The error of his self-righteous ways is dawning on Mr Khan. After the failure of the longest “dharna” in history last year to try and dislodge the government, with a wink and nod from sections of the military establishment, Imran Khan has finally agreed to an unprecedented compromise with the PMLN on the matter of the judicial commission to determine the fairness of the last general elections. He has desperately backpedalled from his position that the elections were deliberately and premeditatedly stolen from the PTI by a gang of powerful conspirators. That has prompted the PMLN to put a clause into the TORs to exactly that effect: if this specially “designed and systematic” conspiracy is not proved, then, despite any irregularities, the election wasn’t stolen, and there is no compulsion to dissolve the assemblies and hold mid-term polls.

Imran’s about-turns are getting to be predictable. Earlier, he insisted that the Pakistani Taliban were simply “misguided Muslims” provoked by US drones who should be talked to; now he admits they are brutal terrorists who should be stamped out militarily. Before long the PTI will doubtless take back its resignations and return to the National Assembly.

But this is not necessarily a sign of weakness or opportunism. Recognition of ground realities and necessary adjustment can also be a sign of political maturity. Consider.

Indeed, Imran’s attempt to focus on the elections in AJK, provincial local bodies and the developing political vacuum in Karachi instead of trying to compel regime change are steps in the right direction. Hopefully, he will also acknowledge the harm done to his party by “lotas” and “electables” and oversee a new and transparent intra-party election that brings genuinely new and untainted PTI supporters from grass roots to positions of responsibility so that they can help the party positively impact the next general elections in 2018. He also needs to get cracking in running a good government in Khyber-Pakhtunkhwa so that he has an enviable track record to flaunt before cynical voters.

Imran Khan is not the only one having second thoughts.

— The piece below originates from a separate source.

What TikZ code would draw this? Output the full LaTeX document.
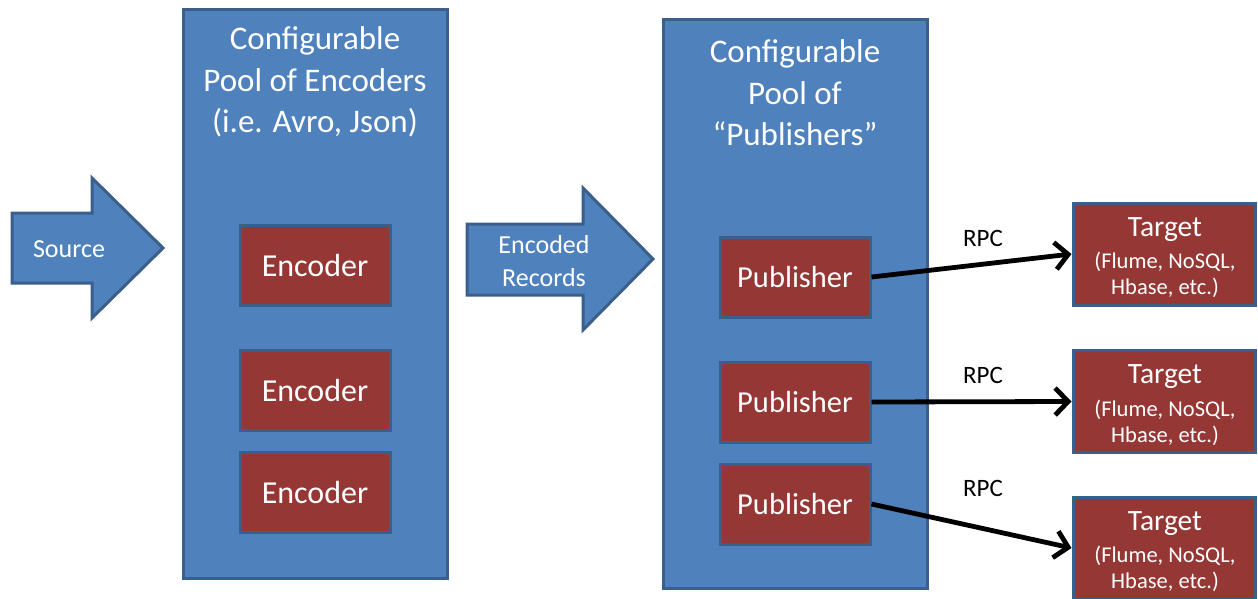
\documentclass[tikz,border=0pt]{standalone}
\usepackage{fontspec}
\setmainfont{Carlito}
\usetikzlibrary{arrows.meta}
\definecolor{poolblue}{HTML}{4F81BD}
\definecolor{edgeblue}{HTML}{3A5F8B}
\definecolor{boxred}{HTML}{953735}
\tikzset{
  pool/.style={draw=edgeblue, fill=poolblue, line width=3pt, minimum width=264pt, minimum height=569pt, inner sep=0pt},
  worker/.style={draw=edgeblue, fill=boxred, line width=3pt, minimum width=150pt, minimum height=80pt, inner sep=0pt,
    text=white, font=\fontsize{32}{36}\selectfont},
  pubworker/.style={worker, font=\fontsize{30.5}{36}\selectfont},
  targetbox/.style={draw=edgeblue, fill=boxred, line width=3pt, minimum width=182pt, minimum height=102pt, inner sep=0pt},
  pooltitle/.style={text=white, align=center, font=\fontsize{33}{41.5}\selectfont, inner sep=0pt},
  bigarrow/.style={draw=edgeblue, fill=poolblue, line width=3pt, line join=miter},
  arrowtext/.style={text=white, align=center, font=\fontsize{26}{33}\selectfont, inner sep=0pt},
  targettitle/.style={text=white, font=\fontsize{29.5}{32}\selectfont, inner sep=0pt},
  targetsub/.style={text=white, align=center, font=\fontsize{22.5}{26}\selectfont, inner sep=0pt},
  rpc/.style={line width=4.8pt, -{Straight Barb[length=13pt,width=27pt]}},
  rpclabel/.style={font=\fontsize{25}{28}\selectfont, inner sep=0pt}
}
\begin{document}
\begin{tikzpicture}[x=1pt,y=-1pt]
\useasboundingbox (0,0) rectangle (1258,598);
\clip (0,0) rectangle (1258,598);
\fill[white] (0,0) rectangle (1258,598);

% input arrow
\draw[bigarrow] (12,213) -- (92,213) -- (92,178) -- (163,248) -- (92,318) -- (92,283) -- (12,283) -- cycle;
\node[arrowtext] (source) at (69,249) {Source};

% encoder pool
\node[pool] (encpool) at (315,293.5) {};
\node[pooltitle] (enctitle) at (315,82) {Configurable\\Pool of Encoders\\(i.e. Avro, Json)};
\node[worker] (enc1) at (315,265) {Encoder};
\node[worker] (enc2) at (315,390) {Encoder};
\node[worker] (enc3) at (315,492) {Encoder};

% encoded records arrow
\draw[bigarrow] (467,224) -- (583,224) -- (583,188) -- (653,259) -- (583,330) -- (583,295) -- (467,295) -- cycle;
\node[arrowtext] (encrec) at (544,261) {Encoded\\Records};

% publisher pool
\node[pool] (pubpool) at (795,304) {};
\node[pooltitle] (pubtitle) at (795,93) {Configurable\\Pool of\\\char"201C Publishers\char"201D};
\node[pubworker] (pub1) at (795,277) {Publisher};
\node[pubworker] (pub2) at (795,402) {Publisher};
\node[pubworker] (pub3) at (795,504) {Publisher};

% targets
\foreach \i/\y in {1/254,2/401.5,3/548}{
  \node[targetbox] (tgt\i) at (1164,\y) {};
  \node[targettitle] (tgtname\i) at (1165,\y-24.5) {Target};
  \node[targetsub] (tgtsub\i) at (1165,\y+21) {(Flume, NoSQL,\\Hbase, etc.)};
}

% RPC links
\draw[rpc] (pub1.east) -- (tgt1.west);
\draw[rpc] (pub2.east) -- (tgt2.west);
\draw[rpc] (pub3.east) -- (tgt3.west);
\node[rpclabel] (rpc1) at (983,238) {RPC};
\node[rpclabel] (rpc2) at (983,375) {RPC};
\node[rpclabel] (rpc3) at (983,488) {RPC};
\end{tikzpicture}
\end{document}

Nawaz Sharif is also working hand in hand on core national security issues with the very military establishment with whom he has expressed bitter grievances in the past. His obsession with the trial of General Pervez Musharraf has also ended. All this augurs well for the stability of the country.

The most important development, however, is a radical change in the strategic perspective of the military establishment regarding both internal and external affairs. This is entirely due to the new army chief Gen Raheel Sharif and a crop of new corps commanders who are in the process of re-evaluating security doctrines and responding to new realities.

The MQM is the only political player that is still resisting the broad based transitions in the country. It is crying foul against the clean-up operation in Karachi when this military-led operation has the support of all of Pakistan much like that against the Taliban. The sooner the MQM comes to accept the fact that its fearful blackmailing hegemony in Karachi is untenable from a national security viewpoint and won’t be tolerated, the better.

These multi-faceted military and political transitions in Pakistan are most welcome and should be supported. We need to put our house in order rather than constantly blaming others for our woes.